> [WHAT THE TASK ASKS]: Find each line containing the string "with" and return it.

> [SUPPLIED INFORMATION]:
** start **

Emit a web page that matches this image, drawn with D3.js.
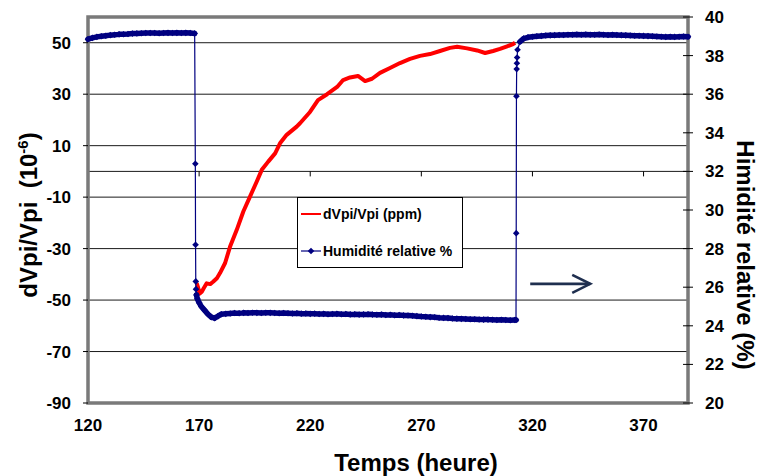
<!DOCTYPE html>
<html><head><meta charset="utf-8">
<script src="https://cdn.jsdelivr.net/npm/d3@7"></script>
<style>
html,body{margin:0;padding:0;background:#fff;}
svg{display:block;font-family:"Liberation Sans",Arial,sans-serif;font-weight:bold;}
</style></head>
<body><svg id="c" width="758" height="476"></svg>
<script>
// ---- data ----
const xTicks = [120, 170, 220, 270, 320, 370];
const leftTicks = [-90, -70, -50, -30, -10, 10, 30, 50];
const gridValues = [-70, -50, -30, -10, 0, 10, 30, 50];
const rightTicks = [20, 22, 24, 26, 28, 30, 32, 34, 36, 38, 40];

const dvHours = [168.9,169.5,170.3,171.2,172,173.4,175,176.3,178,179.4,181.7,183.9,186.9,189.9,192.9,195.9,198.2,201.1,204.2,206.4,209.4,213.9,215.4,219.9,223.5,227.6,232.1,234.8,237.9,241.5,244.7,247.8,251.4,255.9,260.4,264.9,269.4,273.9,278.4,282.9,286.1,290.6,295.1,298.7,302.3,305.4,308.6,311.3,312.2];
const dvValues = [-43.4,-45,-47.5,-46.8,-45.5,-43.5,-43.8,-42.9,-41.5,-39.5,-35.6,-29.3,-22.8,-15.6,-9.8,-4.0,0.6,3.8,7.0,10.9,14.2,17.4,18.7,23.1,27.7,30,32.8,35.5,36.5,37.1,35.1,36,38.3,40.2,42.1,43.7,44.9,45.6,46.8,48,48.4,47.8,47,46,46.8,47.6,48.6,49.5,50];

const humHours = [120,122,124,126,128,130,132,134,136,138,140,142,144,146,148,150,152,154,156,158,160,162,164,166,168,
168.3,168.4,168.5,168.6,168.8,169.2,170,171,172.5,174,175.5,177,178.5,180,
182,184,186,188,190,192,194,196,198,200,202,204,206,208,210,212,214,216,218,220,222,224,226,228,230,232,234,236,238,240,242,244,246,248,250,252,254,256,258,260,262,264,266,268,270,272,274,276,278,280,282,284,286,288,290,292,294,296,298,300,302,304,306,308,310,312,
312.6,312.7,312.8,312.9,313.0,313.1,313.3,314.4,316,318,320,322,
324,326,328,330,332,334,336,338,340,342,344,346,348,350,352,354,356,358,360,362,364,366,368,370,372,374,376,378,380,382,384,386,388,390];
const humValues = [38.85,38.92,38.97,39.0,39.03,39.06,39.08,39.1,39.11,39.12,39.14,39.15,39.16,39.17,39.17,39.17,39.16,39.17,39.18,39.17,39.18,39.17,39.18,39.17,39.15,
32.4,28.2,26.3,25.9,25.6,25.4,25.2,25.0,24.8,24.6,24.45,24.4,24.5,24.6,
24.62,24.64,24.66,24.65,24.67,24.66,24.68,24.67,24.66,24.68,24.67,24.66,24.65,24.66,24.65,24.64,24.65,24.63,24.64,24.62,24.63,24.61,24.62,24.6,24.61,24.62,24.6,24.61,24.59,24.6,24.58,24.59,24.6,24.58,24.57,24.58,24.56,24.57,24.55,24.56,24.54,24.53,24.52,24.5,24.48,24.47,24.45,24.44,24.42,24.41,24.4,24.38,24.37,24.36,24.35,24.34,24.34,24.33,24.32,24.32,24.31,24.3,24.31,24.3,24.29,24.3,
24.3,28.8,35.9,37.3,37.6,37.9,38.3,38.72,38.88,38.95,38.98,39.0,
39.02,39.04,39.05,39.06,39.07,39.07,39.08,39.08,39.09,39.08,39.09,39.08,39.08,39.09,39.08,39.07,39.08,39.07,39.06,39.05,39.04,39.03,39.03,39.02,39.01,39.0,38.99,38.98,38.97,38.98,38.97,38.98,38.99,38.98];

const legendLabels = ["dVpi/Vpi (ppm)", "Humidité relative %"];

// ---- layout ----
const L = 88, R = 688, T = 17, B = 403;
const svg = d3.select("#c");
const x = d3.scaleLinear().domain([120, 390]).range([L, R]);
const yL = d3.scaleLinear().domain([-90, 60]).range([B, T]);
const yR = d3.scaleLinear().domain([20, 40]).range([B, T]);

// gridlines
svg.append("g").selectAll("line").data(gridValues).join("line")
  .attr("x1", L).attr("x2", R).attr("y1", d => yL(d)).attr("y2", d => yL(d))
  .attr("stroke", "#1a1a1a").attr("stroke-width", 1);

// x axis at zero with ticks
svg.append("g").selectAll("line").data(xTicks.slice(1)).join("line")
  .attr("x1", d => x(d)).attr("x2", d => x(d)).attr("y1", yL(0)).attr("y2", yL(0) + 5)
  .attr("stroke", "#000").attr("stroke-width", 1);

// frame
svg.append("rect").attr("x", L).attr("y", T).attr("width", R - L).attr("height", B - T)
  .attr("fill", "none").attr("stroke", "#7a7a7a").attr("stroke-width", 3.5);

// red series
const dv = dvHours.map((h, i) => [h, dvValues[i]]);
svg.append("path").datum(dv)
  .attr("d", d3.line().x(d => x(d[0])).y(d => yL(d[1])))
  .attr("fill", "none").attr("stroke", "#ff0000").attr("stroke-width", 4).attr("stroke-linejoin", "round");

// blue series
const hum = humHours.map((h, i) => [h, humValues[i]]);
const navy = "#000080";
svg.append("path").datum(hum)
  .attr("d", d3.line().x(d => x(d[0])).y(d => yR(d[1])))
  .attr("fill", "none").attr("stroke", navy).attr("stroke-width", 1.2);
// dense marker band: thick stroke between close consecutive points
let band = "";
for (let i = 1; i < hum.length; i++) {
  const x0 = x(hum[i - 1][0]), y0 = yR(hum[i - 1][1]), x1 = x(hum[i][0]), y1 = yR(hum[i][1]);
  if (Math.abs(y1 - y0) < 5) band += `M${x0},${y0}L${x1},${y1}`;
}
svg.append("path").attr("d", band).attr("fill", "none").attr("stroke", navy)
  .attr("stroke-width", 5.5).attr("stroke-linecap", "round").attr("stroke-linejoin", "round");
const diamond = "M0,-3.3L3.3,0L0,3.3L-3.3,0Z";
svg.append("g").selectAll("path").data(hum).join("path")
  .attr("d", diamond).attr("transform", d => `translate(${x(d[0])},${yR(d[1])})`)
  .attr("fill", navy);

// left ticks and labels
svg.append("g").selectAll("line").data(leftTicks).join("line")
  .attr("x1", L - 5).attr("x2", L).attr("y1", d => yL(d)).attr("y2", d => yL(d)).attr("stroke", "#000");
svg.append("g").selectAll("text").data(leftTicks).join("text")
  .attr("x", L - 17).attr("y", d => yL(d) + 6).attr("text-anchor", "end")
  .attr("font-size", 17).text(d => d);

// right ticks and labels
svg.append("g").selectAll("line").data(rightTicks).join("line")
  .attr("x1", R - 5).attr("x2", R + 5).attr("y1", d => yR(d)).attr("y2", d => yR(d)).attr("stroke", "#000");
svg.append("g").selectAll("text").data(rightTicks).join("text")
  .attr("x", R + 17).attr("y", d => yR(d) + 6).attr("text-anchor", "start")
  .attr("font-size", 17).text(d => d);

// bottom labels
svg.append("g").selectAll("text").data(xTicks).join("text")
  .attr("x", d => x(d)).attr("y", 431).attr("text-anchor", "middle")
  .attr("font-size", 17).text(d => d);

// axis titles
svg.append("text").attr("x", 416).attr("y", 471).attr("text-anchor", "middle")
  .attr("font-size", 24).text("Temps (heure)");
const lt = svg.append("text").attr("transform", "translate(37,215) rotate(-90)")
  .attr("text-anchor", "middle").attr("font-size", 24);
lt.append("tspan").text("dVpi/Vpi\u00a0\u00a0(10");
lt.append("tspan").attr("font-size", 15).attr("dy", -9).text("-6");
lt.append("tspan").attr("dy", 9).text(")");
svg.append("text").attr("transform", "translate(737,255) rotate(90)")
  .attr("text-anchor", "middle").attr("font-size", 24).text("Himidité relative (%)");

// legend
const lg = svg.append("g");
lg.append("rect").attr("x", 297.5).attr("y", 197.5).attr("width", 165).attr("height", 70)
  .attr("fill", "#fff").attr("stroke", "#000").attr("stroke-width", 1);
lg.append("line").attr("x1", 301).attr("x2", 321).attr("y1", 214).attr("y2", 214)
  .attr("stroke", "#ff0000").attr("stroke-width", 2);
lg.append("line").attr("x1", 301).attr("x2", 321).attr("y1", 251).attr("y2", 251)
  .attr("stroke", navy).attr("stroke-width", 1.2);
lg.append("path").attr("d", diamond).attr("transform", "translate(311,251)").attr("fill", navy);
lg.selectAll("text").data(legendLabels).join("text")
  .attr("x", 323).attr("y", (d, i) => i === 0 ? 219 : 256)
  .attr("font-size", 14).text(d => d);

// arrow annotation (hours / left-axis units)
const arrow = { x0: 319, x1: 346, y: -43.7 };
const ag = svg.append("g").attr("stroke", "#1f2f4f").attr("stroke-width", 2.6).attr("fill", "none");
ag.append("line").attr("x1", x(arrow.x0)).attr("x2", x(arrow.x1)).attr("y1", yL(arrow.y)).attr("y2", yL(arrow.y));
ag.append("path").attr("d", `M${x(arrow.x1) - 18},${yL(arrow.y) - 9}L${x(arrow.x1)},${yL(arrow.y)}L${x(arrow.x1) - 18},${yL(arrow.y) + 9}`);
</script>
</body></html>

** end **

> [RESPONSE TO THE TASK]:
Emit a web page that matches this image, drawn with D3.js.
// x axis at zero with ticks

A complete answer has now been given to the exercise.